While thanking the COO for the amazing offer, I told him that my next step along my career path would be to do some marketing consulting. Secretly, I thought that was realistically 5 or 10 years down the road, but he offered me a consulting position on the spot. I was going to consult with them for 20 hours per week making the same 6-figure salary as my full-time director position at the software company. It was a fun 5 years, and we grew the company to $90M before it was acquired by a competitor. During that time, I had the luxury of taking on additional clients, and 5280 Accelerator was born.
It has been 17 years now, and I’ve never looked back.
Running my own company has been an exhilarating ride. As a small business owner, you make all of the decisions. You are responsible for the good, the bad, and the ugly. You are the operations department, the HR department, the marketing department, and sometimes IT.

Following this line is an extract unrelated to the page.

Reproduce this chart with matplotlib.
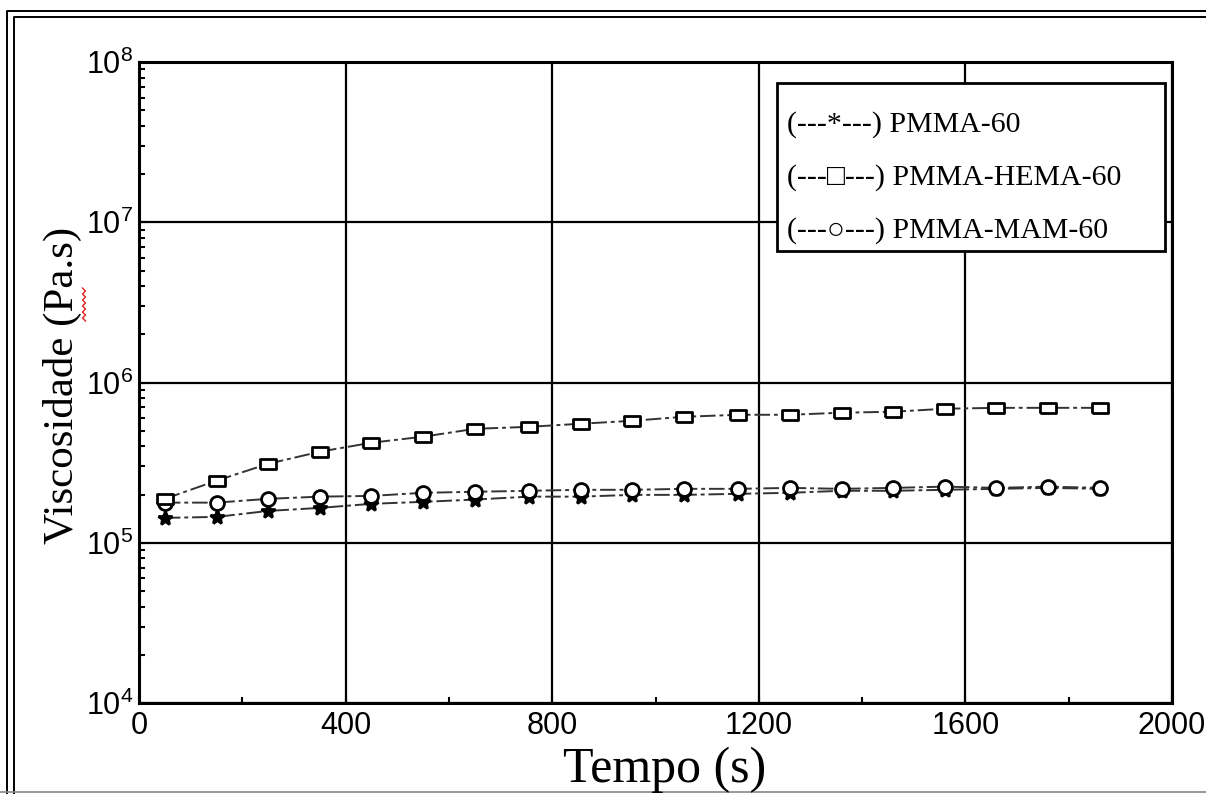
import math
import matplotlib
matplotlib.use("Agg")
import matplotlib.pyplot as plt
from matplotlib.lines import Line2D
from matplotlib.patches import Rectangle
from matplotlib.ticker import FixedLocator, LogLocator, FuncFormatter, NullFormatter

# tempo (s) and viscosity (Pa.s) for the three samples
tempo = [50, 150, 250, 350, 450, 550, 650, 755, 855, 955,
         1055, 1160, 1260, 1360, 1460, 1560, 1660, 1760, 1860]
visc_pmma = [1.43e5, 1.45e5, 1.58e5, 1.65e5, 1.75e5, 1.80e5, 1.86e5, 1.94e5, 1.94e5, 1.99e5,
             1.99e5, 2.02e5, 2.05e5, 2.11e5, 2.11e5, 2.14e5, 2.17e5, 2.20e5, 2.17e5]
visc_hema = [1.88e5, 2.44e5, 3.11e5, 3.70e5, 4.21e5, 4.59e5, 5.14e5, 5.29e5, 5.53e5, 5.77e5,
             6.11e5, 6.29e5, 6.29e5, 6.48e5, 6.57e5, 6.86e5, 6.95e5, 6.95e5, 6.95e5]
visc_mam = [1.78e5, 1.78e5, 1.88e5, 1.94e5, 1.96e5, 2.05e5, 2.08e5, 2.11e5, 2.14e5, 2.14e5,
            2.17e5, 2.17e5, 2.20e5, 2.17e5, 2.20e5, 2.24e5, 2.20e5, 2.24e5, 2.20e5]

x_ticks = [0, 400, 800, 1200, 1600, 2000]
legend_lines = ["(---*---) PMMA-60", "(---\u25a1---) PMMA-HEMA-60", "(---\u25cb---) PMMA-MAM-60"]

tick_font = ["Liberation Sans", "DejaVu Sans"]
serif_font = ["Liberation Serif", "DejaVu Sans"]

fig = plt.figure(figsize=(12.06, 7.94), dpi=100)
ax = fig.add_axes([0.1153, 0.1146, 0.8566, 0.8073])

line_kw = dict(color="#333333", lw=1.4, ls=(0, (8, 2, 2, 2)), mec="black", mew=2.0, zorder=3)
rect_marker = [(-1.5, -0.9), (1.5, -0.9), (1.5, 0.9), (-1.5, 0.9), (-1.5, -0.9)]
ax.plot(tempo, visc_pmma, marker="*", ms=10, mfc="black", **line_kw)
ax.plot(tempo, visc_mam, marker="o", ms=10, mfc="white", **line_kw)
ax.plot(tempo, visc_hema, marker=rect_marker, ms=12, mfc="white", **line_kw)

ax.set_yscale("log")
ax.set_xlim(0, 2000)
ax.set_ylim(1e4, 1e8)
ax.xaxis.set_major_locator(FixedLocator(x_ticks))
ax.xaxis.set_minor_locator(FixedLocator([200, 600, 1000, 1400, 1800]))
ax.yaxis.set_major_locator(LogLocator(base=10, numticks=10))
ax.yaxis.set_minor_locator(LogLocator(base=10, subs=range(2, 10), numticks=20))
ax.yaxis.set_minor_formatter(NullFormatter())
ax.yaxis.set_major_formatter(FuncFormatter(lambda v, p: r"$\mathregular{10^{%d}}$" % round(math.log10(v))))

ax.grid(True, which="major", color="black", lw=1.6)
for s in ax.spines.values():
    s.set_linewidth(2.2)
ax.tick_params(which="both", direction="in", color="black")
ax.tick_params(which="major", length=5, width=1.5)
ax.tick_params(which="minor", length=4, width=1.5)
ax.tick_params(axis="y", pad=4)
ax.tick_params(axis="x", pad=6)
for lab in ax.get_xticklabels() + ax.get_yticklabels():
    lab.set_family(tick_font)
    lab.set_fontsize(22)

ylab = fig.text(0.052, 0.515, "Viscosidade (Pa.s)", rotation=90, family=serif_font,
                fontsize=31, ha="center", va="center")
fig.text(0.551, 0.03, "Tempo (s)", family=serif_font, fontsize=36, ha="center", va="center")

# legend box drawn as plain text lines over the grid
ax.add_patch(Rectangle((0.6176, 0.705), 0.3756, 0.262, transform=ax.transAxes,
                       facecolor="white", edgecolor="black", lw=2.0, zorder=5))
for i, txt in enumerate(legend_lines):
    ax.text(0.627, 0.902 - i * 0.0825, txt, transform=ax.transAxes, family=serif_font,
            fontsize=21.5, va="center", ha="left", zorder=6)

# page frame around the figure
W, H = 1206, 794
def frame(xs, ys, **kw):
    fig.add_artist(Line2D([x / W for x in xs], [1 - y / H for y in ys], transform=fig.transFigure, **kw))
frame([7, 7, W], [H, 11, 11], color="black", lw=1.4)
frame([14, 14, W], [H, 17, 17], color="black", lw=1.4)
frame([0, W], [792, 792], color="#888888", lw=1.2)

# red spell-check squiggle under "Pa"
sq_y = [288 + 3 * k for k in range(12)]
sq_x = [84 + (1.5 if k % 2 else -1.5) for k in range(12)]
frame(sq_x, sq_y, color="#e02020", lw=1.0)

fig.savefig("out.png", dpi=100)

In those years, I’ve learned many things about myself, about business, and about people in general. The three greatest takeaways that I like to share, and keep reminding myself of, are:
- Ask for what you want – like in the case of my job offer 18 years ago. If I hadn’t turned down what was being presented to me, I would never have had so much time with my kids or time to build an amazing business of my own.
- Just do it – People often spend so much time thinking and planning that they never get to the doing part. Momentum is a great thing. Once you start, it gets easier to keep moving.
- Stay balanced – This has at times been a hard one for me, but I think I’ve finally learned that life isn’t all about work. As my coach says, when I’m having fun, it shines though to my life and my business.
These are the lessons I’m passionate about bringing to the small business owners I work with in our 90-Day Agile Accelerator program and to the companies we do marketing work for. The joy is in the journey, and if we can help one company get their message on point so they can grow, or one business owner to have the guts to ask for what they want, it’s all worth it.
So, as I wish my daughter a happy 25th, I’ll remind her that this is just the beginning of a fun, beautiful life, and to soak it all in. Ask for what you want. Go ahead and take the risk. Stay balanced along the way. And in 25 more years, just imagine what you will have accomplished!